**TASK TO CARRY OUT:** Give the material once more, word for word, without any images.

**AVAILABLE DATA:**
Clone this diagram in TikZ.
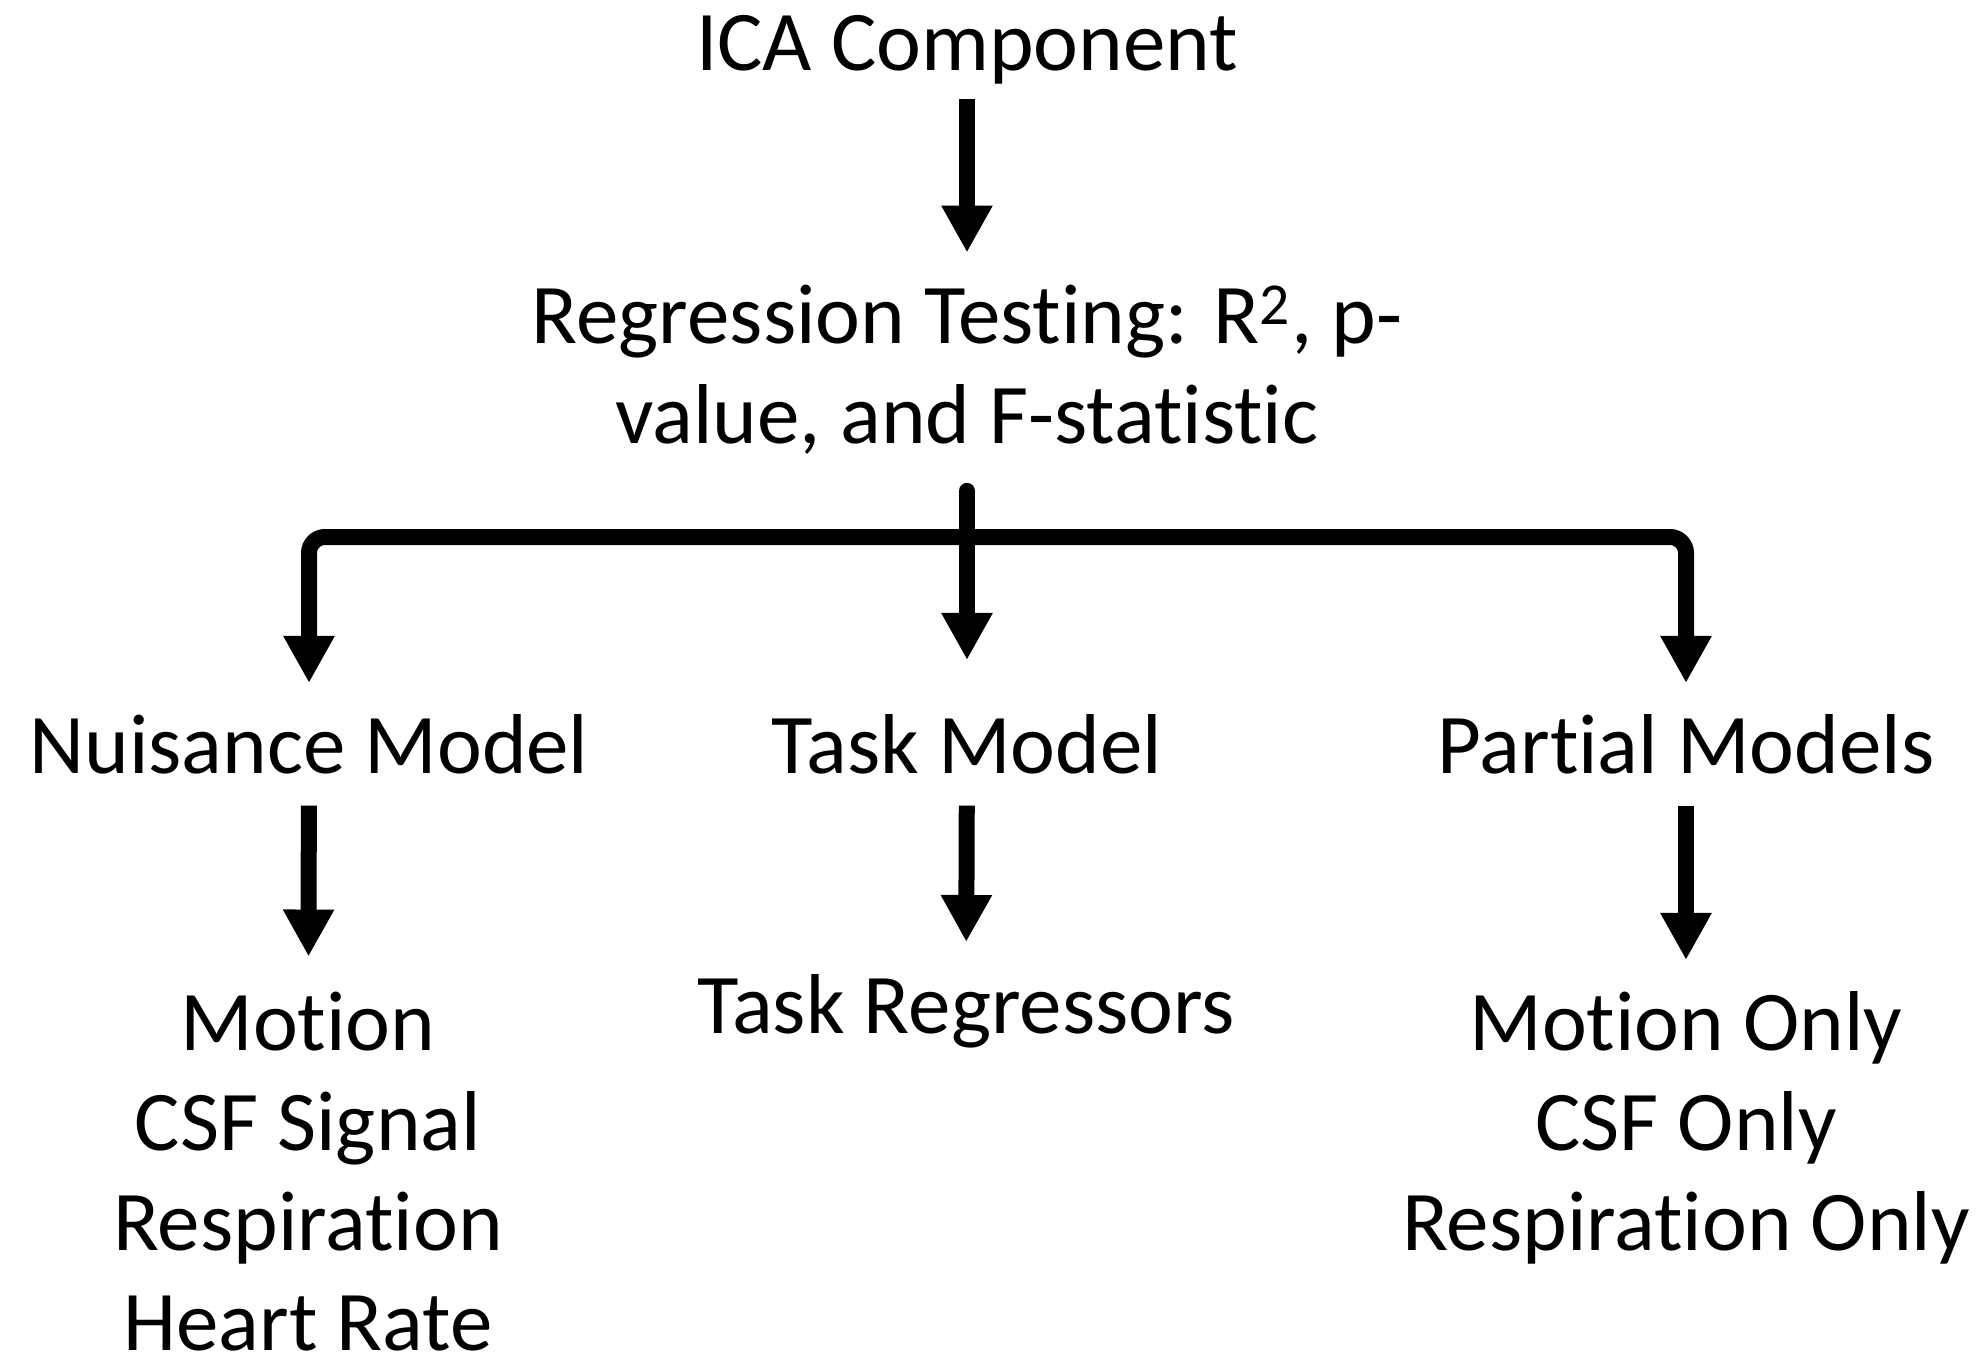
\documentclass[tikz,border=0pt]{standalone}
\usepackage{fontspec}
\setmainfont{Carlito}[Ligatures={NoCommon}]
\usetikzlibrary{arrows.meta}

\begin{document}
\begin{tikzpicture}[
  x=0.5pt, y=-0.5pt,
  lbl/.style={font=\fontsize{42.5pt}{50pt}\selectfont, align=center,
              inner sep=0pt, outer sep=0pt, anchor=base},
  ar/.style={line width=8pt, -{Triangle[length=23.5pt, width=24pt]}}
]
\useasboundingbox (0,0) rectangle (1982,1359);
% top of the tree (base anchor = last line)
\node[lbl] (ica) at (967,71) {ICA Component};
\node[lbl] (reg) at (967,443) {Regression Testing: R\textsuperscript{2}, p-\\value, and F-statistic};
% the three models
\node[lbl] (nuis) at (309,773) {Nuisance Model};
\node[lbl] (task) at (967,773) {Task Model};
\node[lbl] (part) at (1686,773) {Partial Models};
% what goes into each model
\node[lbl] (nuisreg) at (308,1350) {Motion\\CSF Signal\\Respiration\\Heart Rate};
\node[lbl] (taskreg) at (966,1033) {Task Regressors};
\node[lbl] (partreg) at (1686,1250) {Motion Only\\CSF Only\\Respiration Only};
\coordinate (fork) at (967,537);

\draw[ar, shorten <=7pt, shorten >=16pt] (ica.south) -- (reg.north);
\draw[ar, line cap=round, shorten <=18.5pt, shorten >=27pt] (reg.south) -- (task.north);
\draw[ar, rounded corners=8pt, shorten >=15.5pt] (fork) -| (nuis.north);
\draw[ar, rounded corners=8pt, shorten >=15.5pt] (fork) -| (part.north);
\draw[ar, shorten <=16pt, shorten >=17.5pt] (nuis) -- (nuisreg);
\draw[ar, shorten <=16pt, shorten >=16pt] (task) -- (taskreg);
\draw[ar, shorten <=16pt, shorten >=15.5pt] (part) -- (partreg);
\end{tikzpicture}
\end{document}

**SOLUTION:**
Clone this diagram in TikZ.
\documentclass[tikz,border=0pt]{standalone}
\usepackage{fontspec}
\setmainfont{Carlito}[Ligatures={NoCommon}]
\usetikzlibrary{arrows.meta}

\begin{document}
\begin{tikzpicture}[
  x=0.5pt, y=-0.5pt,
  lbl/.style={font=\fontsize{42.5pt}{50pt}\selectfont, align=center,
              inner sep=0pt, outer sep=0pt, anchor=base},
  ar/.style={line width=8pt, -{Triangle[length=23.5pt, width=24pt]}}
]
\useasboundingbox (0,0) rectangle (1982,1359);
% top of the tree (base anchor = last line)
\node[lbl] (ica) at (967,71) {ICA Component};
\node[lbl] (reg) at (967,443) {Regression Testing: R\textsuperscript{2}, p-\\value, and F-statistic};
% the three models
\node[lbl] (nuis) at (309,773) {Nuisance Model};
\node[lbl] (task) at (967,773) {Task Model};
\node[lbl] (part) at (1686,773) {Partial Models};
% what goes into each model
\node[lbl] (nuisreg) at (308,1350) {Motion\\CSF Signal\\Respiration\\Heart Rate};
\node[lbl] (taskreg) at (966,1033) {Task Regressors};
\node[lbl] (partreg) at (1686,1250) {Motion Only\\CSF Only\\Respiration Only};
\coordinate (fork) at (967,537);

\draw[ar, shorten <=7pt, shorten >=16pt] (ica.south) -- (reg.north);
\draw[ar, line cap=round, shorten <=18.5pt, shorten >=27pt] (reg.south) -- (task.north);
\draw[ar, rounded corners=8pt, shorten >=15.5pt] (fork) -| (nuis.north);
\draw[ar, rounded corners=8pt, shorten >=15.5pt] (fork) -| (part.north);
\draw[ar, shorten <=16pt, shorten >=17.5pt] (nuis) -- (nuisreg);
\draw[ar, shorten <=16pt, shorten >=16pt] (task) -- (taskreg);
\draw[ar, shorten <=16pt, shorten >=15.5pt] (part) -- (partreg);
\end{tikzpicture}
\end{document}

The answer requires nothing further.